A unilateral contract is a contract consisting of one party making an offer and the other party accepting or performing the requested task or act. These contracts are typically used when a person or company is looking to make an optional offer to another party. Unlike most contracts, only one party – the offeror – needs to make a commitment for a unilateral contract to be valid.

In a unilateral contract, the offeree is not required to perform any requested tasks or duties. Instead, if the offeree decides to perform the task, they are given something in exchange. They must be able to demonstrate the task has been completed in order to receive the reward or compensation.

A common example of a unilateral contract is an offer of a reward for returning a stolen item. In this scenario, the offeror may place a notice in a public area offering a monetary reward for returning the stolen item. If an individual finds the item and brings it back to the offeror, the offeree is entitled to receive the reward as promised.

Unilateral contracts may also be oral or written. Typically, an offer of a unilateral contract must include the terms of the offer, including any conditions or requirements attached to the agreement. Furthermore, it should be specific enough that any reasonable person can understand the terms of the offer.

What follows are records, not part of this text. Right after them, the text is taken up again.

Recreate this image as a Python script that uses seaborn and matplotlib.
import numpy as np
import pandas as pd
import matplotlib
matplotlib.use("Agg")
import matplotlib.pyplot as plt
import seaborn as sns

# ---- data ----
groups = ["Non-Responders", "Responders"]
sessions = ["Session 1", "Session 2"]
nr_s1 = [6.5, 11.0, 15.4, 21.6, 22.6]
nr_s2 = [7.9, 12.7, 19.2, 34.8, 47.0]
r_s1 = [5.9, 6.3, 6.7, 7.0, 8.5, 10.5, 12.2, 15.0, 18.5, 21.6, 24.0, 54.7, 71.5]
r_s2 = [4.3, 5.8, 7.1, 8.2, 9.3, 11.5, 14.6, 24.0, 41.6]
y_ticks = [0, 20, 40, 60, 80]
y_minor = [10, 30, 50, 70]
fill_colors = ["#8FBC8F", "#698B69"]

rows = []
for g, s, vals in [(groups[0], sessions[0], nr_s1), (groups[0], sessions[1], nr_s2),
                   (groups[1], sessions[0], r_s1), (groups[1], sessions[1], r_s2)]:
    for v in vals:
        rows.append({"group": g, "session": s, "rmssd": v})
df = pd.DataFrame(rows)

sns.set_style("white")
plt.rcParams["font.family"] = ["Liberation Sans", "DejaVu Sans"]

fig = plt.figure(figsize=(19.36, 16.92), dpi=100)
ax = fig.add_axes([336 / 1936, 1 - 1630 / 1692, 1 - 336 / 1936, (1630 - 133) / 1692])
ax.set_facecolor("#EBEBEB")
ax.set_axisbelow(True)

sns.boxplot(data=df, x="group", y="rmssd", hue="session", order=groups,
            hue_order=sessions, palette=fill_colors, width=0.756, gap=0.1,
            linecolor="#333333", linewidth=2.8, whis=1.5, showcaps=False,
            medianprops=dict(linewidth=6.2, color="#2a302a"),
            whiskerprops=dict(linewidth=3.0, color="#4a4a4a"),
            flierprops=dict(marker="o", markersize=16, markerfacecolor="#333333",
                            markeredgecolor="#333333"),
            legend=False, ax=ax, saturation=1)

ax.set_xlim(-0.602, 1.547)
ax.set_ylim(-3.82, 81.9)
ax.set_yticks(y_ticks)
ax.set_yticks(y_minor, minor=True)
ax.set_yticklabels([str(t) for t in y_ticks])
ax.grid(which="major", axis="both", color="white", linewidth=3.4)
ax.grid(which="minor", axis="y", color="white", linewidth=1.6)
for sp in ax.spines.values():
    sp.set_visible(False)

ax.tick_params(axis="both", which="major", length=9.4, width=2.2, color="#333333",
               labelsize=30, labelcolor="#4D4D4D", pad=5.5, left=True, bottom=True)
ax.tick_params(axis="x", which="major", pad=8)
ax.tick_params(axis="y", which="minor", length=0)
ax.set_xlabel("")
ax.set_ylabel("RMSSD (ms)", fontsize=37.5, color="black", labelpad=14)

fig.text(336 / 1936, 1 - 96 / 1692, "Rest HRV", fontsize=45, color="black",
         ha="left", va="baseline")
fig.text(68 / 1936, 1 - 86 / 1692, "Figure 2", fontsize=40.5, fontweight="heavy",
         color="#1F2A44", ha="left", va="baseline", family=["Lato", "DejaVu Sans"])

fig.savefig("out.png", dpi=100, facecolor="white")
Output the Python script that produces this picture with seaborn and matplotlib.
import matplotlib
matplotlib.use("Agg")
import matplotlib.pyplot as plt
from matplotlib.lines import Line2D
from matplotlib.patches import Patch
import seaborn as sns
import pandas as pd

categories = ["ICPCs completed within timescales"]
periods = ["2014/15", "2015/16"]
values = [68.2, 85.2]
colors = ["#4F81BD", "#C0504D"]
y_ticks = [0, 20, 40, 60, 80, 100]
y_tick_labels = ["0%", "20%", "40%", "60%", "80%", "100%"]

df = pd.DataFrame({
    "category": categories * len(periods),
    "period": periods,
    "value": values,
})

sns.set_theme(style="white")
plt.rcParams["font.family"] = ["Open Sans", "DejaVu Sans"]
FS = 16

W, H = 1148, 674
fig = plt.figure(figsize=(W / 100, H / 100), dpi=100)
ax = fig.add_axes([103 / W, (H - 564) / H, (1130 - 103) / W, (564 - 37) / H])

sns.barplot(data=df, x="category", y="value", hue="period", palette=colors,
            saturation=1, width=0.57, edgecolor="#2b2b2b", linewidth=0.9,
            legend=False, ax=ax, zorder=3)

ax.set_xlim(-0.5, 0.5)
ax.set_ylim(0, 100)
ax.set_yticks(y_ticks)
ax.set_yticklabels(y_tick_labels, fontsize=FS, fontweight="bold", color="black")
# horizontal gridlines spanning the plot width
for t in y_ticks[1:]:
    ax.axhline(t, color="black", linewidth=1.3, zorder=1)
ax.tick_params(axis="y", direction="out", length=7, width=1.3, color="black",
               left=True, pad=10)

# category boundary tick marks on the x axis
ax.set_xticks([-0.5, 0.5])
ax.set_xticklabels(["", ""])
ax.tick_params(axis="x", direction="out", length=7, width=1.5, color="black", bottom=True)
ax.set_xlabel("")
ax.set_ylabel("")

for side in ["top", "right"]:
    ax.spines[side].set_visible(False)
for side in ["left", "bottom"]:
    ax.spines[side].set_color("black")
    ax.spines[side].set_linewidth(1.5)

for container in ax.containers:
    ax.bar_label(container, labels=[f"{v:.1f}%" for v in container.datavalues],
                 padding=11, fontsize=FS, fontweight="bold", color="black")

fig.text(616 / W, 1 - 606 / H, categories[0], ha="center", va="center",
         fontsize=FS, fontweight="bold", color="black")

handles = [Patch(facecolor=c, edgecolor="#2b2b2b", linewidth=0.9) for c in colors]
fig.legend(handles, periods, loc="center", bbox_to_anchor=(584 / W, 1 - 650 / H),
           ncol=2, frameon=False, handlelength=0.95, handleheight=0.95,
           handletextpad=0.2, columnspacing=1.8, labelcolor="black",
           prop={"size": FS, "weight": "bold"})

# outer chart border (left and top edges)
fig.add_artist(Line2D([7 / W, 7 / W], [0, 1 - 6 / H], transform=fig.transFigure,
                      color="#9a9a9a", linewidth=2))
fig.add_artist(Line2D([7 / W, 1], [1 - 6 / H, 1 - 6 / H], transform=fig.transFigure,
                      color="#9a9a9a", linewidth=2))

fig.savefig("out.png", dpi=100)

In contrast to a unilateral contract, a bilateral contract is a contract with two parties in which both parties make an agreement and promise to carry out certain tasks or duties. The agreement also binds both parties to certain conditions or requirements.

Unilateral contracts are commonly used to make an optional offer to the public. These contracts are binding on the offeror, however, and should not be taken lightly. As with any contract, it's important to read the fine print and ensure that any specific terms and conditions are understood before entering into such an agreement.